Adam Werbach hopes to reshape American culture and politics through Ironweed (www.ironweedfilms.com), a progressive DVD-of-the-month club that encourages members to attend or host screening parties in homes and nontraditional venues. On April 17, Ironweed and the San Francisco Film Society (SFFS) held the first SF360 San Francisco Movie Night. SFFS executive director Graham Leggat envisioned the pre-Festival presentation of Marshall Curry’s Academy Award-nominated STREET FIGHT as “an exploded cinema” that would unite the city on a single night with the same film playing “on a sheet in a backyard in the Mission to the nave of Grace Cathedral.”
When asked about Ironweed selections, Werbach responded, “We basically reject didactic political films. We look first and foremost for films that are entertaining.”

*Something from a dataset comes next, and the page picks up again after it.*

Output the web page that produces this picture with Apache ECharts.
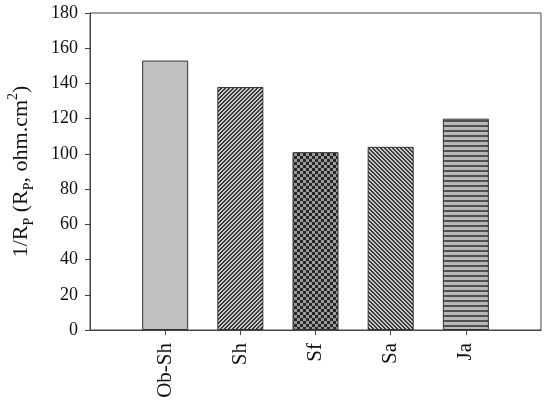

Werbach quickly ran through a history of theoretical frameworks, noting that social scientists have found social modeling or cultivation theory most effective: “Show me a situation or put me there.”
Although Werbach wants to “make people assume identities,”he intends to explore effective filmmaking strategies for social change with local media organizations and documentarians. Good idea. Reception theory in film studies often equates spectator identification with Hollywood blockbusters and first-person shooter games. On the other hand, self-reflexive techniques tend to encourage critical thinking.
All panelists agreed that some individuals in the mainstream media are also waging a battle for meaningful social and political change. Annalee Newitz voiced the need for a powerful counter narrative and expressed concern over draconian copyright laws that restrict documentary filmmakers due to expensive licensing fees. Inaba concurred that current copyright practices amount to a form of censorship, noting that C-SPAN refuses to license any clip critical of the Bush administration for fear of future denial of access. Werbach worried about a two-tiered Internet in the United States with corporations charging for “high road” access.
Newitz foresees a downside to the democratization of the media, as low-to-no budget projects proliferate and gatekeepers vanish. She bluntly warned, “When you lower the cost of making and distributing films, other costs come into play. There’s an attention economy and a social economy. How willing are people to look at your shit?”
If every generation needs a new revolution, then every revolution needs new leaders. These savvy panelists combine creative vision with can-do spirit. Let’s hope the whole world is watching.